- [What you will do]:
Any picture among the records should be left out, please; retype the rest exactly.

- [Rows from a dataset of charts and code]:
☆ ☆ ☆ ☆

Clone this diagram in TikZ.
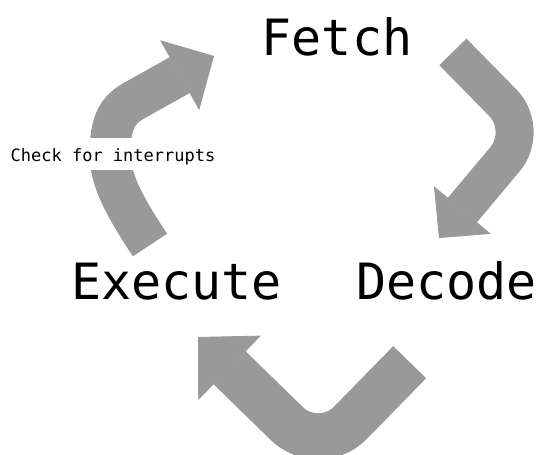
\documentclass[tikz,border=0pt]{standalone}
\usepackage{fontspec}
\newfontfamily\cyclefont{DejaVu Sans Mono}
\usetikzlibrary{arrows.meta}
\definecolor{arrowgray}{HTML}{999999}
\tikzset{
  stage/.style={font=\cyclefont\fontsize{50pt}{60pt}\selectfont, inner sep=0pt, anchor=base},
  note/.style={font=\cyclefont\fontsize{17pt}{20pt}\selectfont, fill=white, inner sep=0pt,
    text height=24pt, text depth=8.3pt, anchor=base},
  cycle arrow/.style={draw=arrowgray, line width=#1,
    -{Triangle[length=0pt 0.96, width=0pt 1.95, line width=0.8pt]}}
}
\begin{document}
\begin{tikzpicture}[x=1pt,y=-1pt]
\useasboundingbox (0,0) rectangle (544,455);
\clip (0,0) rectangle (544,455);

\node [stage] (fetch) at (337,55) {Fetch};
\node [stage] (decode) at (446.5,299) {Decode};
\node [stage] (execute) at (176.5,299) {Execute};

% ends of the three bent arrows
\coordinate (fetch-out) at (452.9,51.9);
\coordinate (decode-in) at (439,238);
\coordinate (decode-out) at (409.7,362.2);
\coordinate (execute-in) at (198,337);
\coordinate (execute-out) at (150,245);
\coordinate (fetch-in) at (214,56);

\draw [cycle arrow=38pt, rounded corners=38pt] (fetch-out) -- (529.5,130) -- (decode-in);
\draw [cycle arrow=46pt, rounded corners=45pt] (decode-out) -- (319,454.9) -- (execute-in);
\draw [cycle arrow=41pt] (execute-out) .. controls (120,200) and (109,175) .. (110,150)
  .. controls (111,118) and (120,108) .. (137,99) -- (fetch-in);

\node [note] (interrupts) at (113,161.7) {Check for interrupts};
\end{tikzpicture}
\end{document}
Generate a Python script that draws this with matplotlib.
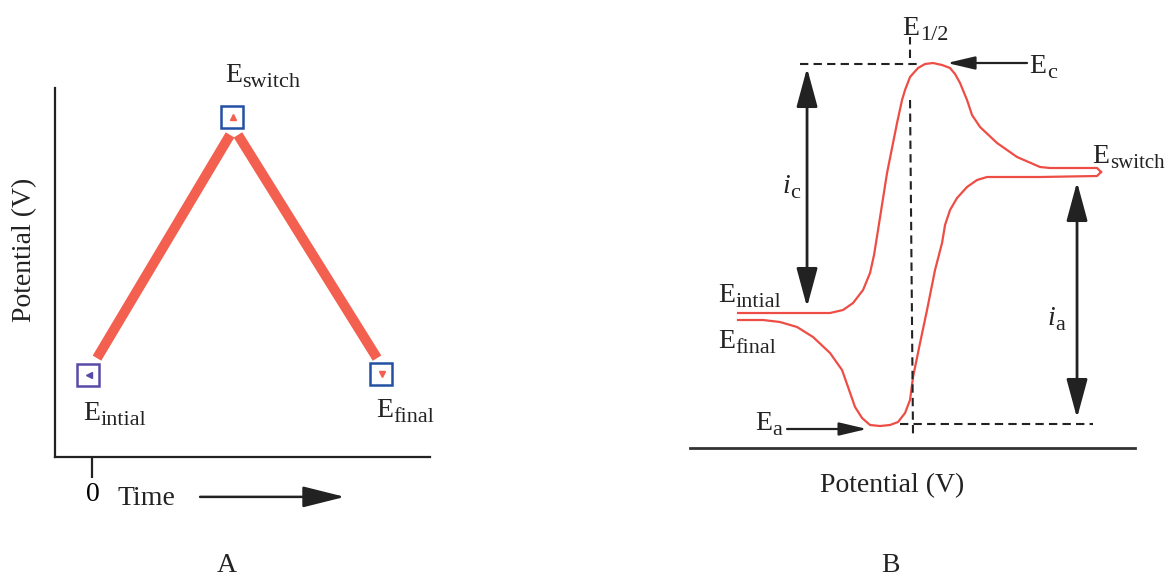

☆ ☆ ☆ ☆

- [Answer to this task]:
Clone this diagram in TikZ.
\documentclass[tikz,border=0pt]{standalone}
\usepackage{fontspec}
\newfontfamily\cyclefont{DejaVu Sans Mono}
\usetikzlibrary{arrows.meta}
\definecolor{arrowgray}{HTML}{999999}
\tikzset{
  stage/.style={font=\cyclefont\fontsize{50pt}{60pt}\selectfont, inner sep=0pt, anchor=base},
  note/.style={font=\cyclefont\fontsize{17pt}{20pt}\selectfont, fill=white, inner sep=0pt,
    text height=24pt, text depth=8.3pt, anchor=base},
  cycle arrow/.style={draw=arrowgray, line width=#1,
    -{Triangle[length=0pt 0.96, width=0pt 1.95, line width=0.8pt]}}
}
\begin{document}
\begin{tikzpicture}[x=1pt,y=-1pt]
\useasboundingbox (0,0) rectangle (544,455);
\clip (0,0) rectangle (544,455);

\node [stage] (fetch) at (337,55) {Fetch};
\node [stage] (decode) at (446.5,299) {Decode};
\node [stage] (execute) at (176.5,299) {Execute};

% ends of the three bent arrows
\coordinate (fetch-out) at (452.9,51.9);
\coordinate (decode-in) at (439,238);
\coordinate (decode-out) at (409.7,362.2);
\coordinate (execute-in) at (198,337);
\coordinate (execute-out) at (150,245);
\coordinate (fetch-in) at (214,56);

\draw [cycle arrow=38pt, rounded corners=38pt] (fetch-out) -- (529.5,130) -- (decode-in);
\draw [cycle arrow=46pt, rounded corners=45pt] (decode-out) -- (319,454.9) -- (execute-in);
\draw [cycle arrow=41pt] (execute-out) .. controls (120,200) and (109,175) .. (110,150)
  .. controls (111,118) and (120,108) .. (137,99) -- (fetch-in);

\node [note] (interrupts) at (113,161.7) {Check for interrupts};
\end{tikzpicture}
\end{document}
Generate a Python script that draws this with matplotlib.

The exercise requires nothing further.